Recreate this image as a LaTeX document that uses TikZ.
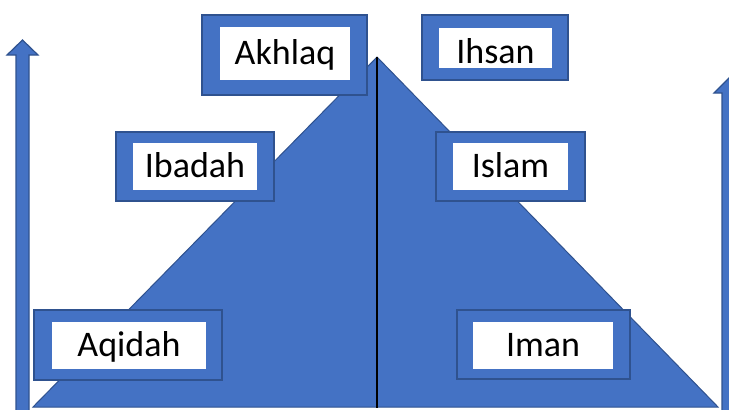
\documentclass[tikz,border=0pt]{standalone}
\usepackage{fontspec}
\setmainfont{Carlito}
\usetikzlibrary{positioning}

\definecolor{pyrblue}{HTML}{4472C4}
\definecolor{pyredge}{HTML}{2F528F}

\tikzset{
  outerbox/.style={rectangle, fill=pyrblue, draw=pyredge, line width=1.5pt, inner sep=0pt},
  innerbox/.style={rectangle, fill=white, inner sep=0pt, text height=27pt, text depth=5pt,
    font=\fontsize{36pt}{40pt}\selectfont},
  blockarrow/.style={fill=pyrblue, draw=pyredge, line width=1.2pt, line join=miter}
}

\begin{document}
\begin{tikzpicture}[x=1pt, y=-1pt]
    \useasboundingbox (0,0) rectangle (729,410);
    \clip (0,0) rectangle (729,410);

    % Spitze und Grundlinie der Pyramide
    \coordinate (Apex) at (377, 57);
    \coordinate (BaseL) at (33, 407);
    \coordinate (BaseR) at (718, 407);
    \coordinate (Foot) at (377, 408);

    % Pfeile links und rechts
    \draw[blockarrow] (16, 420) -- (16, 55) -- (7, 55) -- (22.5, 40) -- (38, 55) -- (29, 55) -- (29, 420) -- cycle;
    \draw[blockarrow] (722, 420) -- (722, 93) -- (714, 93) -- (729, 78) -- (744, 93) -- (736, 93) -- (736, 420) -- cycle;

    % Pyramide
    \draw[fill=pyrblue, draw=pyredge, line width=1pt] (Apex) -- (BaseR) -- (BaseL) -- cycle;

    % Mittellinie
    \draw[line width=2pt] (Apex) -- (Foot);

    % linke Seite
    \node[outerbox, minimum width=165pt, minimum height=80pt] (akhlaqO) at (284.5, 55) {};
    \node[innerbox, minimum width=130pt, minimum height=53pt] (akhlaq) at (285, 53.5) {Akhlaq};

    \node[outerbox, minimum width=158pt, minimum height=69pt] (ibadahO) at (195, 166.5) {};
    \node[innerbox, minimum width=124pt, minimum height=47pt] (ibadah) at (195, 166.5) {Ibadah};

    \node[outerbox, minimum width=188pt, minimum height=70pt] (aqidahO) at (128, 345) {};
    \node[innerbox, minimum width=154pt, minimum height=47pt] (aqidah) at (129, 345.5) {Aqidah};

    % rechte Seite
    \node[outerbox, minimum width=146pt, minimum height=65pt] (ihsanO) at (495, 47.5) {};
    \node[innerbox, minimum width=113pt, minimum height=40pt, text height=31pt, text depth=1pt] (ihsan) at (495.5, 48) {Ihsan};

    \node[outerbox, minimum width=149pt, minimum height=69pt] (islamO) at (510.5, 166.5) {};
    \node[innerbox, minimum width=115pt, minimum height=47pt] (islam) at (510.5, 166.5) {Islam};

    \node[outerbox, minimum width=173pt, minimum height=69pt] (imanO) at (543.5, 344.5) {};
    \node[innerbox, minimum width=140pt, minimum height=47pt] (iman) at (543, 345.5) {Iman};
\end{tikzpicture}
\end{document}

#####

▸ EXERCISE
Omit the pictures and output all of the other material exactly.

▸ ANSWER TO THE TASK
Recreate this image as a LaTeX document that uses TikZ.
\documentclass[tikz,border=0pt]{standalone}
\usepackage{fontspec}
\setmainfont{Carlito}
\usetikzlibrary{positioning}

\definecolor{pyrblue}{HTML}{4472C4}
\definecolor{pyredge}{HTML}{2F528F}

\tikzset{
  outerbox/.style={rectangle, fill=pyrblue, draw=pyredge, line width=1.5pt, inner sep=0pt},
  innerbox/.style={rectangle, fill=white, inner sep=0pt, text height=27pt, text depth=5pt,
    font=\fontsize{36pt}{40pt}\selectfont},
  blockarrow/.style={fill=pyrblue, draw=pyredge, line width=1.2pt, line join=miter}
}

\begin{document}
\begin{tikzpicture}[x=1pt, y=-1pt]
    \useasboundingbox (0,0) rectangle (729,410);
    \clip (0,0) rectangle (729,410);

    % Spitze und Grundlinie der Pyramide
    \coordinate (Apex) at (377, 57);
    \coordinate (BaseL) at (33, 407);
    \coordinate (BaseR) at (718, 407);
    \coordinate (Foot) at (377, 408);

    % Pfeile links und rechts
    \draw[blockarrow] (16, 420) -- (16, 55) -- (7, 55) -- (22.5, 40) -- (38, 55) -- (29, 55) -- (29, 420) -- cycle;
    \draw[blockarrow] (722, 420) -- (722, 93) -- (714, 93) -- (729, 78) -- (744, 93) -- (736, 93) -- (736, 420) -- cycle;

    % Pyramide
    \draw[fill=pyrblue, draw=pyredge, line width=1pt] (Apex) -- (BaseR) -- (BaseL) -- cycle;

    % Mittellinie
    \draw[line width=2pt] (Apex) -- (Foot);

    % linke Seite
    \node[outerbox, minimum width=165pt, minimum height=80pt] (akhlaqO) at (284.5, 55) {};
    \node[innerbox, minimum width=130pt, minimum height=53pt] (akhlaq) at (285, 53.5) {Akhlaq};

    \node[outerbox, minimum width=158pt, minimum height=69pt] (ibadahO) at (195, 166.5) {};
    \node[innerbox, minimum width=124pt, minimum height=47pt] (ibadah) at (195, 166.5) {Ibadah};

    \node[outerbox, minimum width=188pt, minimum height=70pt] (aqidahO) at (128, 345) {};
    \node[innerbox, minimum width=154pt, minimum height=47pt] (aqidah) at (129, 345.5) {Aqidah};

    % rechte Seite
    \node[outerbox, minimum width=146pt, minimum height=65pt] (ihsanO) at (495, 47.5) {};
    \node[innerbox, minimum width=113pt, minimum height=40pt, text height=31pt, text depth=1pt] (ihsan) at (495.5, 48) {Ihsan};

    \node[outerbox, minimum width=149pt, minimum height=69pt] (islamO) at (510.5, 166.5) {};
    \node[innerbox, minimum width=115pt, minimum height=47pt] (islam) at (510.5, 166.5) {Islam};

    \node[outerbox, minimum width=173pt, minimum height=69pt] (imanO) at (543.5, 344.5) {};
    \node[innerbox, minimum width=140pt, minimum height=47pt] (iman) at (543, 345.5) {Iman};
\end{tikzpicture}
\end{document}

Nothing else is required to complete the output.